The url_passthrough utility is used to preserve UTM, gclid or other campaign query parameters that would otherwise be stored in cookies. With url_passthrough, these URL parameters follow the user around from page to page until cookie acceptance, at which point a session is initiated with the passed through parameters on consent update.

In both cases you should still update consent state on acceptance to facilitate GA modeling quality, and to future-proof your setup.

Cookieless Pings

Without cookies, GA is not able to measure individual users or sessions. Cookieless events are fired as if standalone, detached from any session or user. GA uses modeling to try to fill in the gaps, provided thresholds in volume are met.

Google Analytics uses a cookie _ga to identify a user (browser) and this cookie value gets sent in regular hits.

To see what a cookieless ping looks like, I overrode the default GTAG consents to "denied", implying an advanced consent mode set up, and then compared two page_view hits in the console.

When consent has been granted or not configured, the value of this cookie is sent with the hit in the cid parameter (client id).
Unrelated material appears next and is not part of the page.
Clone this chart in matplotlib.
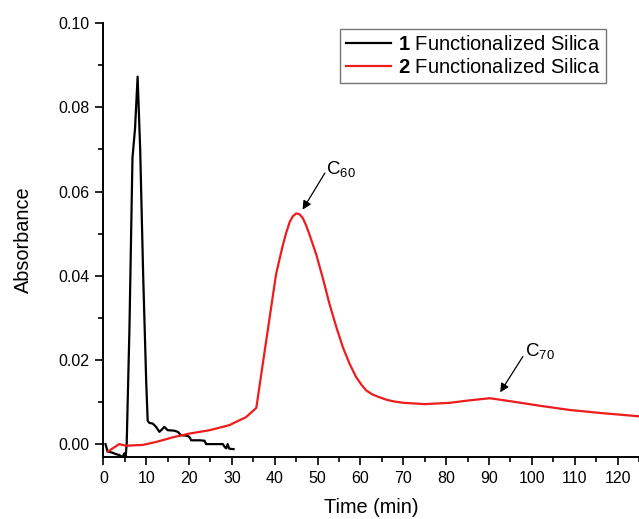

Note that, aside from the prefix "GA1.1.", the values match in the two screens below. The _ga cookie value is sent in the cid parameter of the ping:

Google Analytics _ga Cookie

Google Analytics Page View Hit With Consent

But when consent has been denied, the hit is still sent, but with a random cid. The hit below was sent from the same browser where the value of cookie _ga was still GA1.1.2137600515.1743239528, however the cid parameter was a random value. This randomization ensures the ping remains detached from any session or user, preventing session continuity until consent is granted and the _ga cookie value can be linked.